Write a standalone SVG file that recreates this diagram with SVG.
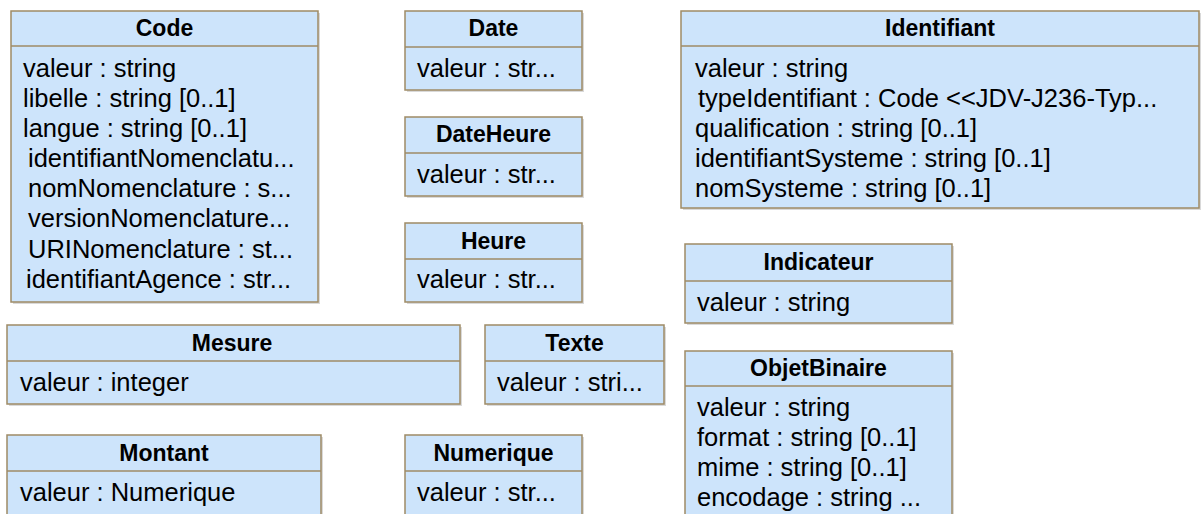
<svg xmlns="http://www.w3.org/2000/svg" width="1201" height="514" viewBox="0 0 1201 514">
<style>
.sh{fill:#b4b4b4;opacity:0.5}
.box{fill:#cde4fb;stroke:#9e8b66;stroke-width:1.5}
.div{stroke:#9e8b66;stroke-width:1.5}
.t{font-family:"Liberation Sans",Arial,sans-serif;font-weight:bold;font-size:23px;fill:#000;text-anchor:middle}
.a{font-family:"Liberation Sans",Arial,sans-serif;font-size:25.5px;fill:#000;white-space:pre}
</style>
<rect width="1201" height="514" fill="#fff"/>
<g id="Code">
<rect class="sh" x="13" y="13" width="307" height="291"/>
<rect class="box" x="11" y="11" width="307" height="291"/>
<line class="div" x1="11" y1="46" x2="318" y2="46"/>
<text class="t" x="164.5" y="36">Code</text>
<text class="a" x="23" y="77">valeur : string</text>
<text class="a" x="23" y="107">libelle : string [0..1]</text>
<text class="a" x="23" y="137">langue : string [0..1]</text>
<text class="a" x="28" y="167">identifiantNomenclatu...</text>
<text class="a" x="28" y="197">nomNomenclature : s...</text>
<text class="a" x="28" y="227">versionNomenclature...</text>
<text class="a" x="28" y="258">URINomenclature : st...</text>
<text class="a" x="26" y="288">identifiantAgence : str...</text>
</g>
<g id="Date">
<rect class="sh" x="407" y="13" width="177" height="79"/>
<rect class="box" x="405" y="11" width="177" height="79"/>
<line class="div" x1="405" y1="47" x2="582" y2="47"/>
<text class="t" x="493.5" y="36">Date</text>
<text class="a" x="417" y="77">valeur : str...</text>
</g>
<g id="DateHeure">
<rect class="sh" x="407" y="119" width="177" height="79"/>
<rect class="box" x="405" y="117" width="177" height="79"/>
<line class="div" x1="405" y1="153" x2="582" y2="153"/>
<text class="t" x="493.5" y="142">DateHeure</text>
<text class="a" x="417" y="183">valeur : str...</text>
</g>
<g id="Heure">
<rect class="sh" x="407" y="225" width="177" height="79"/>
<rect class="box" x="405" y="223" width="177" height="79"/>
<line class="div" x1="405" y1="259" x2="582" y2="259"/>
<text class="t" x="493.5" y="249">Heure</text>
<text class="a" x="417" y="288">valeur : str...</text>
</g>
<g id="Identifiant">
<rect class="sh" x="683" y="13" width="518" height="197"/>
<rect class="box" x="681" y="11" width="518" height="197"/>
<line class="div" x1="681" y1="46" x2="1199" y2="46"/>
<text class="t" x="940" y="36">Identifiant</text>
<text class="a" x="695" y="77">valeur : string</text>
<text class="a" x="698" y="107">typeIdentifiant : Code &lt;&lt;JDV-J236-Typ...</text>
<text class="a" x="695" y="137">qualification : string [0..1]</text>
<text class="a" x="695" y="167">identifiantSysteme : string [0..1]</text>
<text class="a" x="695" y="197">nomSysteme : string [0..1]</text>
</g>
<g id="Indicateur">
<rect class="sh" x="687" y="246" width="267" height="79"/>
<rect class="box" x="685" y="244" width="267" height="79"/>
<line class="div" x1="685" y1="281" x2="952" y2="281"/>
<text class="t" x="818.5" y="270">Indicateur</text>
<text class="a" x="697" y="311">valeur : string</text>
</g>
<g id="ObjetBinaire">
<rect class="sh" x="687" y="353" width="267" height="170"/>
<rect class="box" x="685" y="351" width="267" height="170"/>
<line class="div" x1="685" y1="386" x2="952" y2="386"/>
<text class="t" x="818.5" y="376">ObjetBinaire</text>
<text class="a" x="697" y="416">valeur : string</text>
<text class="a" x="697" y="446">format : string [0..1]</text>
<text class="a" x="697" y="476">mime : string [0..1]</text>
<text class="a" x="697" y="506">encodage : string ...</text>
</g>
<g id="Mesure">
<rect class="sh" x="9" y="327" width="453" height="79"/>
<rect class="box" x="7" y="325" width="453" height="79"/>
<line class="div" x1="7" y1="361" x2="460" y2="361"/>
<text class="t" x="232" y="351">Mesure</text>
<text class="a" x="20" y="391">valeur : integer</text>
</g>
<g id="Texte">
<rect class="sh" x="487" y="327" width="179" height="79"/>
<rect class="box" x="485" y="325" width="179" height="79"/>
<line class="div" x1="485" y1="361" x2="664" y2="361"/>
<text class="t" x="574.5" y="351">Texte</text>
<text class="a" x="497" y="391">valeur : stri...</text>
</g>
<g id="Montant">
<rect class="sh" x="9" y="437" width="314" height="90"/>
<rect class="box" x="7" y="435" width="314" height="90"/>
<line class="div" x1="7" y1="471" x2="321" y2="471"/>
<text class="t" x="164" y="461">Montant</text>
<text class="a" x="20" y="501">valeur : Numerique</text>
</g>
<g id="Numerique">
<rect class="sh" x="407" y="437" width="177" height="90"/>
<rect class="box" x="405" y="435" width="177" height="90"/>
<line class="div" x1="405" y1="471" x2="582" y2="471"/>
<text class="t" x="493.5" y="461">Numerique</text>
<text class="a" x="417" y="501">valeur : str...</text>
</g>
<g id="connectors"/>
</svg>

§ §

◆ What the task asks ◆
Pictures are to be left out; repeat all the remaining data exactly.

◆ Task output ◆
Write a standalone SVG file that recreates this diagram with SVG.
<svg xmlns="http://www.w3.org/2000/svg" width="1201" height="514" viewBox="0 0 1201 514">
<style>
.sh{fill:#b4b4b4;opacity:0.5}
.box{fill:#cde4fb;stroke:#9e8b66;stroke-width:1.5}
.div{stroke:#9e8b66;stroke-width:1.5}
.t{font-family:"Liberation Sans",Arial,sans-serif;font-weight:bold;font-size:23px;fill:#000;text-anchor:middle}
.a{font-family:"Liberation Sans",Arial,sans-serif;font-size:25.5px;fill:#000;white-space:pre}
</style>
<rect width="1201" height="514" fill="#fff"/>
<g id="Code">
<rect class="sh" x="13" y="13" width="307" height="291"/>
<rect class="box" x="11" y="11" width="307" height="291"/>
<line class="div" x1="11" y1="46" x2="318" y2="46"/>
<text class="t" x="164.5" y="36">Code</text>
<text class="a" x="23" y="77">valeur : string</text>
<text class="a" x="23" y="107">libelle : string [0..1]</text>
<text class="a" x="23" y="137">langue : string [0..1]</text>
<text class="a" x="28" y="167">identifiantNomenclatu...</text>
<text class="a" x="28" y="197">nomNomenclature : s...</text>
<text class="a" x="28" y="227">versionNomenclature...</text>
<text class="a" x="28" y="258">URINomenclature : st...</text>
<text class="a" x="26" y="288">identifiantAgence : str...</text>
</g>
<g id="Date">
<rect class="sh" x="407" y="13" width="177" height="79"/>
<rect class="box" x="405" y="11" width="177" height="79"/>
<line class="div" x1="405" y1="47" x2="582" y2="47"/>
<text class="t" x="493.5" y="36">Date</text>
<text class="a" x="417" y="77">valeur : str...</text>
</g>
<g id="DateHeure">
<rect class="sh" x="407" y="119" width="177" height="79"/>
<rect class="box" x="405" y="117" width="177" height="79"/>
<line class="div" x1="405" y1="153" x2="582" y2="153"/>
<text class="t" x="493.5" y="142">DateHeure</text>
<text class="a" x="417" y="183">valeur : str...</text>
</g>
<g id="Heure">
<rect class="sh" x="407" y="225" width="177" height="79"/>
<rect class="box" x="405" y="223" width="177" height="79"/>
<line class="div" x1="405" y1="259" x2="582" y2="259"/>
<text class="t" x="493.5" y="249">Heure</text>
<text class="a" x="417" y="288">valeur : str...</text>
</g>
<g id="Identifiant">
<rect class="sh" x="683" y="13" width="518" height="197"/>
<rect class="box" x="681" y="11" width="518" height="197"/>
<line class="div" x1="681" y1="46" x2="1199" y2="46"/>
<text class="t" x="940" y="36">Identifiant</text>
<text class="a" x="695" y="77">valeur : string</text>
<text class="a" x="698" y="107">typeIdentifiant : Code &lt;&lt;JDV-J236-Typ...</text>
<text class="a" x="695" y="137">qualification : string [0..1]</text>
<text class="a" x="695" y="167">identifiantSysteme : string [0..1]</text>
<text class="a" x="695" y="197">nomSysteme : string [0..1]</text>
</g>
<g id="Indicateur">
<rect class="sh" x="687" y="246" width="267" height="79"/>
<rect class="box" x="685" y="244" width="267" height="79"/>
<line class="div" x1="685" y1="281" x2="952" y2="281"/>
<text class="t" x="818.5" y="270">Indicateur</text>
<text class="a" x="697" y="311">valeur : string</text>
</g>
<g id="ObjetBinaire">
<rect class="sh" x="687" y="353" width="267" height="170"/>
<rect class="box" x="685" y="351" width="267" height="170"/>
<line class="div" x1="685" y1="386" x2="952" y2="386"/>
<text class="t" x="818.5" y="376">ObjetBinaire</text>
<text class="a" x="697" y="416">valeur : string</text>
<text class="a" x="697" y="446">format : string [0..1]</text>
<text class="a" x="697" y="476">mime : string [0..1]</text>
<text class="a" x="697" y="506">encodage : string ...</text>
</g>
<g id="Mesure">
<rect class="sh" x="9" y="327" width="453" height="79"/>
<rect class="box" x="7" y="325" width="453" height="79"/>
<line class="div" x1="7" y1="361" x2="460" y2="361"/>
<text class="t" x="232" y="351">Mesure</text>
<text class="a" x="20" y="391">valeur : integer</text>
</g>
<g id="Texte">
<rect class="sh" x="487" y="327" width="179" height="79"/>
<rect class="box" x="485" y="325" width="179" height="79"/>
<line class="div" x1="485" y1="361" x2="664" y2="361"/>
<text class="t" x="574.5" y="351">Texte</text>
<text class="a" x="497" y="391">valeur : stri...</text>
</g>
<g id="Montant">
<rect class="sh" x="9" y="437" width="314" height="90"/>
<rect class="box" x="7" y="435" width="314" height="90"/>
<line class="div" x1="7" y1="471" x2="321" y2="471"/>
<text class="t" x="164" y="461">Montant</text>
<text class="a" x="20" y="501">valeur : Numerique</text>
</g>
<g id="Numerique">
<rect class="sh" x="407" y="437" width="177" height="90"/>
<rect class="box" x="405" y="435" width="177" height="90"/>
<line class="div" x1="405" y1="471" x2="582" y2="471"/>
<text class="t" x="493.5" y="461">Numerique</text>
<text class="a" x="417" y="501">valeur : str...</text>
</g>
<g id="connectors"/>
</svg>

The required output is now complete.